Miguel Santana, the city’s top budget officer, has just released a fiscal forecast that confirms what critics of Villaraigosa and the city council have been saying for some time: If Los Angeles continues on its present course, it will go broke. This is not a prediction buried in the charts and footnotes, either. It’s right up front, in a preface titled “A Cautionary Tale: The City of Stockton, California.” Santana notes that Stockton has entered a state-mandated mediation period—in essence, the last chance for the city unions and bondholders to work out a deal—after which it will be officially in default. “Stockton’s story provides a cautionary tale for the City of Los Angeles and other cities struggling to remain solvent,” he says.
Santana is right, and his report offers some compelling numbers to prove it. Over the next four years, he notes, the average annual growth in the city’s general-fund expenditures is expected to top 3.8 percent. The projected increase in salaries, pensions, and health care is even greater—at least 4.7 percent. But the city expects revenue to increase by only 2.3 percent annually over the same period. This is the picture of a structural deficit, which no economic recovery is likely to erase. Santana expects the city’s general-fund deficit to rise from $222 million in the coming fiscal year to $427 million by fiscal year 2015. He suggests raising some taxes, mainly on property sales, to close the gap partly. But Santana also warns that city officials must do more to control spending, especially labor costs, which consume 93 percent of general-fund spending. Layoffs aren’t enough. The real trouble, in Los Angeles as in other cities, is with pensions and health benefits. The city in five years expects to spend $943 million more in labor costs—and that’s without adding a single new employee.
At least some Los Angeles officials are speaking seriously about the city’s fiscal solvency, even if their sense of urgency comes a bit late. Others, most notably former mayor Richard Riordan, have been sounding the alarm for at least two years. In fact, Villaraigosa delivered his May 2010 no-bankruptcy pledge in response to a Wall Street Journal op-ed, coauthored by Riordan and investment advisor Alex Rubalcava, predicting that L.A. would likely declare bankruptcy by 2014. Riordan and Rubalcava argued that the city’s finances were set to collapse under the weight of pensions and retiree health costs.

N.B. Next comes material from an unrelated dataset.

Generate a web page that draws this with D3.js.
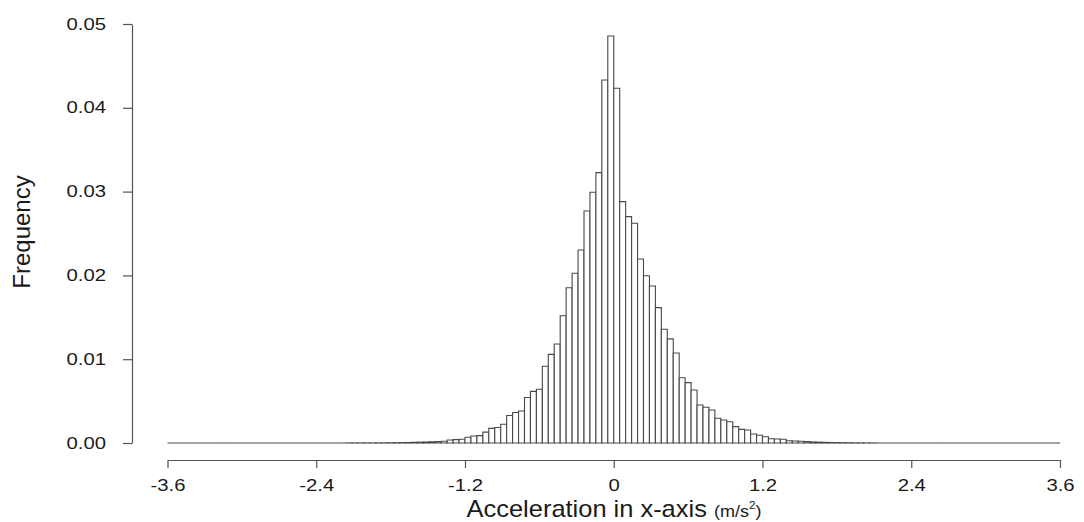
<!DOCTYPE html>
<html>
<head>
<meta charset="utf-8">
<script src="https://cdn.jsdelivr.net/npm/d3@7"></script>
<style>
  html, body { margin: 0; padding: 0; background: #fff; }
  svg text { font-family: "Liberation Sans", Arial, Helvetica, sans-serif; fill: #1a1a1a; }
</style>
</head>
<body>
<svg id="chart" width="1084" height="522"></svg>
<script>
// Histogram of x-axis acceleration: 150 equal bins spanning -3.6 to 3.6 m/s^2
const binStart = -3.6;
const binWidth = 0.048;
const frequency = [
  0, 0, 0, 0, 0, 0, 0, 0, 0, 0, 0, 0, 0, 0, 0, 0, 0, 0, 0, 0, 0, 0, 0, 0, 0, 0, 0, 0, 0, 0,
  0.00001, 0.00001, 0.00001, 0.00001, 0.00001,
  0.00002, 0.00002, 0.00003, 0.00004, 0.00005, 0.00006, 0.00008, 0.0001, 0.00012, 0.00014,
  0.00016, 0.0002, 0.00036, 0.0004, 0.00044, 0.00068, 0.00084, 0.00088, 0.0013, 0.00175,
  0.00185, 0.00224, 0.00328, 0.00364, 0.00382, 0.00543, 0.00616, 0.00642, 0.00915, 0.01058,
  0.01181, 0.01519, 0.01853, 0.02025, 0.02303, 0.02768, 0.02992, 0.03226, 0.04332, 0.04857,
  0.04233, 0.0288, 0.02701, 0.02622, 0.02196, 0.01996, 0.01874, 0.01615, 0.01357, 0.01243,
  0.01074, 0.00779, 0.0072, 0.00632, 0.00453, 0.00426, 0.00394, 0.00296, 0.00274, 0.00254,
  0.00195, 0.00163, 0.00155, 0.00107, 0.00092, 0.00075, 0.00051, 0.00048, 0.00044, 0.00027,
  0.00024, 0.0002, 0.00016, 0.00012, 0.0001, 0.00008, 0.00006, 0.00005, 0.00004, 0.00003,
  0.00002, 0.00002, 0.00001, 0.00001,
  0, 0, 0, 0, 0, 0, 0, 0, 0, 0, 0, 0, 0, 0, 0, 0, 0, 0, 0, 0, 0, 0, 0, 0, 0, 0, 0, 0, 0, 0, 0
];
const xTicks = [-3.6, -2.4, -1.2, 0, 1.2, 2.4, 3.6];
const xTickLabels = ["-3.6", "-2.4", "-1.2", "0", "1.2", "2.4", "3.6"];
const yTicks = [0, 0.01, 0.02, 0.03, 0.04, 0.05];
const yTickLabels = ["0.00", "0.01", "0.02", "0.03", "0.04", "0.05"];

const bins = frequency.map((v, i) => ({
  x0: binStart + i * binWidth,
  x1: binStart + (i + 1) * binWidth,
  value: v
}));

const svg = d3.select("#chart");
const x = d3.scaleLinear().domain([-3.6, 3.6]).range([167.5, 1060]);
const y = d3.scaleLinear().domain([0, 0.05]).range([443, 24]);

const axisColor = "#555";
const tickStretch = 1.27;   // tick glyphs are drawn wider than tall
const titleStretch = 1.06;

// bars (drawn as closed outlines so empty bins still trace the baseline)
svg.append("g")
  .selectAll("path")
  .data(bins)
  .join("path")
  .attr("d", d => {
    const a = x(d.x0), b = x(d.x1), t = y(d.value), b0 = y(0);
    return `M${a},${b0}V${t}H${b}V${b0}Z`;
  })
  .attr("fill", "#fff")
  .attr("stroke", "#484848")
  .attr("stroke-width", 1.1);

// y axis
const yAxis = svg.append("g")
  .attr("transform", "translate(132,0)")
  .call(d3.axisLeft(y).tickValues(yTicks)
    .tickFormat((d, i) => yTickLabels[i])
    .tickSize(9).tickSizeOuter(0).tickPadding(17));

// x axis
const xAxis = svg.append("g")
  .attr("transform", "translate(0,460)")
  .call(d3.axisBottom(x).tickValues(xTicks)
    .tickFormat((d, i) => xTickLabels[i])
    .tickSize(8).tickSizeOuter(0).tickPadding(12));

[yAxis, xAxis].forEach(g => {
  g.selectAll("path, line").attr("stroke", axisColor).attr("stroke-width", 1.2);
  g.selectAll("text")
    .attr("font-size", 16)
    .attr("fill", "#1a1a1a")
    .style("font-family", "'Liberation Sans', Arial, sans-serif")
    .each(function() {
      const t = d3.select(this);
      const tx = +t.attr("x") || 0;
      t.attr("x", 0).attr("transform", `translate(${tx},0) scale(${tickStretch},1)`);
    });
});

// axis titles
svg.append("text")
  .attr("transform", "translate(30,232) rotate(-90)")
  .attr("text-anchor", "middle")
  .attr("font-size", 24)
  .text("Frequency");

const xTitle = svg.append("text")
  .attr("transform", `translate(614,517) scale(${titleStretch},1)`)
  .attr("text-anchor", "middle")
  .attr("font-size", 24);
xTitle.append("tspan").text("Acceleration in x-axis ");
xTitle.append("tspan").attr("font-size", 17).text("(m/s");
xTitle.append("tspan").attr("font-size", 11).attr("dy", -8).text("2");
xTitle.append("tspan").attr("font-size", 17).attr("dy", 8).text(")");
</script>
</body>
</html>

At the time, Santana countered with a point-by-point rebuttal, disputing Riordan’s numbers and the ex-mayor’s charge that the city under Villaraigosa had done a poor job controlling labor costs. Santana also tried to shift the blame to Riordan, who left office four years before Villaraigosa took over. “We’re having to clean up after the lack of pension reform from the [Riordan] administration,” he said.